The centre of the allegations is that Spotless ignored its owned guidelines and booked costs from bidding to operate Manus Island centre as profit when it should have known it would not win the contract.


Spotless’ lawyers were also lashed by Justice Bernard Murphy for their push to remove the allegations with the judge saying the move was “a waste of time and a waste of money”.

Spotless is facing a combined class action from Slater and Gordon over its 2015 profit downgrade.

The company shocked the market in November 2015 when it downgraded its guidance for 2016. Downer EDI has since seized control of 88 per cent of Spotless’ shares.

The downgrade saw Spotless’ shares fall 50 per cent in a single day. Only three months earlier, Spotless said its results would materially exceed the previous financial year.

Spotless explained its profit downgrade at the time as being based on problems with the integration of acquisitions, underperformance, market slowdown and expensing of previously capitalised bid costs.

Spotless spent $7 million preparing its bid for the contract to operate the Manus Island detention centre but did not list the expense in its accounts because it considered it would probably win the contract.

By not treating the pre-contract bid costs as an expense item, Spotless was able to increase its net profit, the court heard.

Peter Collinson QC told the court, Spotless’ decision it was probable it would win the contract was against its own measures to test the profitability of the bid.

“Profitability would be influenced by a number of factors. The number of competing bidders, the stage of the tender process, whether Spotless was the incumbent provider … that would increase the prospects to secure the contract,” Mr Collinson said.

“Spotless was competing with eight other bidders. Broadspectrum was the incumbent rather than Spotless.”

Mr Collinson said Spotless also operated no offshore camps at the time and had not historically served the immigration sector.

“It was not probable that Spotless would win the DOI [Department of Immigration] contract,” Mr Collinson said.

“According to Spotless, the allegation is embarrassing. We would not have thought that the DOI contract was embarrassing,” Mr Collinson said.

Lawyer for Spotless Michael Gardner told the court the allegations were embarrassing because they were being presented as conclusions “without the facts”.

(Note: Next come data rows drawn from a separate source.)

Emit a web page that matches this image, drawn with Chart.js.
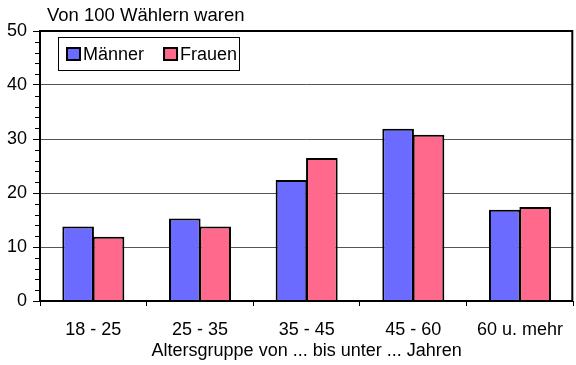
<!DOCTYPE html>
<html>
<head>
<meta charset="utf-8">
<script src="https://cdn.jsdelivr.net/npm/chart.js@4"></script>
<style>
  html, body { margin: 0; padding: 0; background: #fff; }
  canvas { display: block; }
</style>
</head>
<body>
<canvas id="chart" width="576" height="365"></canvas>
<script>
const ageGroups = ['18 - 25', '25 - 35', '35 - 45', '45 - 60', '60 u. mehr'];
const maenner = [13.8, 15.3, 22.4, 31.9, 16.9];
const frauen = [11.9, 13.8, 26.5, 30.8, 17.4];
const yTicks = [0, 10, 20, 30, 40, 50];

const FONT = '"Liberation Sans", Arial, sans-serif';

// frame around the plot, minor ticks, title and boxed legend
const decor = {
  id: 'decor',
  afterDraw(chart) {
    const { ctx, chartArea: a, scales: { y } } = chart;
    ctx.save();

    // minor ticks every 2 units
    ctx.strokeStyle = '#000';
    ctx.lineWidth = 1;
    for (let v = 0; v <= 50; v += 2) {
      if (v % 10 === 0) continue;
      const py = Math.round(y.getPixelForValue(v)) + 0.5;
      ctx.beginPath();
      ctx.moveTo(a.left - 5, py);
      ctx.lineTo(a.left, py);
      ctx.stroke();
    }

    // plot frame
    ctx.lineWidth = 2;
    ctx.strokeRect(a.left, a.top, a.right - a.left - 1, a.bottom - a.top);

    // title
    ctx.fillStyle = '#000';
    ctx.font = '18.5px ' + FONT;
    ctx.textBaseline = 'alphabetic';
    ctx.textAlign = 'left';
    ctx.fillText('Von 100 Wählern waren', 47, 21);

    // legend
    ctx.font = '18px ' + FONT;
    ctx.fillStyle = '#fff';
    ctx.fillRect(58, 37, 181, 33);
    ctx.lineWidth = 1;
    ctx.strokeRect(58.5, 37.5, 181, 33);
    let x = 67;
    chart.data.datasets.forEach(ds => {
      ctx.fillStyle = ds.backgroundColor;
      ctx.fillRect(x, 48, 13, 12);
      ctx.lineWidth = 2;
      ctx.strokeStyle = '#000';
      ctx.strokeRect(x, 48, 13, 12);
      ctx.fillStyle = '#000';
      ctx.fillText(ds.label, x + 16, 60);
      x += 16 + ctx.measureText(ds.label).width + 20;
    });

    ctx.restore();
  }
};

new Chart(document.getElementById('chart'), {
  type: 'bar',
  data: {
    labels: ageGroups,
    datasets: [
      {
        label: 'Männer',
        data: maenner,
        backgroundColor: '#6b6bff',
        borderColor: '#000',
        borderWidth: 2,
        inflateAmount: 0,
        barPercentage: 1.04,
        categoryPercentage: 0.57
      },
      {
        label: 'Frauen',
        data: frauen,
        backgroundColor: '#ff6a8c',
        borderColor: '#000',
        borderWidth: 2,
        inflateAmount: 0,
        barPercentage: 1.04,
        categoryPercentage: 0.57
      }
    ]
  },
  options: {
    responsive: false,
    animation: false,
    layout: { padding: { top: 31, left: 0, right: 0, bottom: 0 } },
    plugins: {
      legend: { display: false },
      tooltip: { enabled: false }
    },
    scales: {
      x: {
        afterFit: s => { s.height = 64; },
        border: { display: false },
        grid: {
          offset: true,
          drawOnChartArea: false,
          tickLength: 5,
          tickColor: '#000'
        },
        ticks: {
          color: '#000',
          padding: 13,
          font: { family: FONT, size: 18 }
        },
        title: {
          display: true,
          text: 'Altersgruppe von ... bis unter ... Jahren',
          color: '#000',
          font: { family: FONT, size: 18 },
          padding: { top: 0, bottom: 3 }
        }
      },
      y: {
        min: 0,
        max: 50,
        afterFit: s => { s.width = 40; },
        afterBuildTicks: s => { s.ticks = yTicks.map(v => ({ value: v })); },
        border: { display: false },
        grid: {
          color: ctx => (ctx.tick && ctx.tick.value > 0 && ctx.tick.value < 50) ? '#555' : 'rgba(0,0,0,0)',
          tickColor: '#000',
          tickLength: 7
        },
        ticks: {
          color: '#000',
          padding: 6,
          font: { family: FONT, size: 18 }
        }
      }
    }
  },
  plugins: [decor]
});
</script>
</body>
</html>
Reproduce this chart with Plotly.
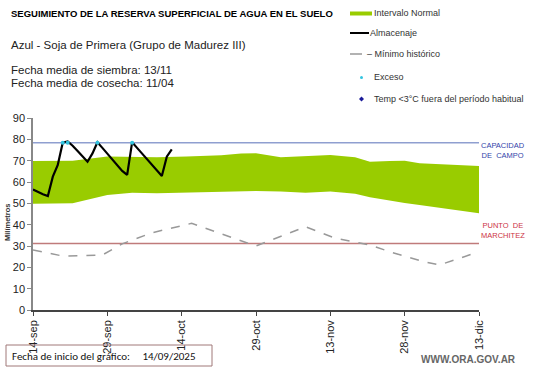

“Discovery could aid in standing this up,” Mr Gardner said.

A spokesperson for Spotless said that Spotless was not embarrassed by any aspects of this claim. Spotless intends to vigorously defend all aspects of the class action and remains confident in the outcome.

Justice Murphy gave Spotless’ legal team two weeks to decide on whether to push ahead with its application to strike out the allegations.

“My preference is to get on with the case but to allow you to bring on a strike out whenever you want to,” he said.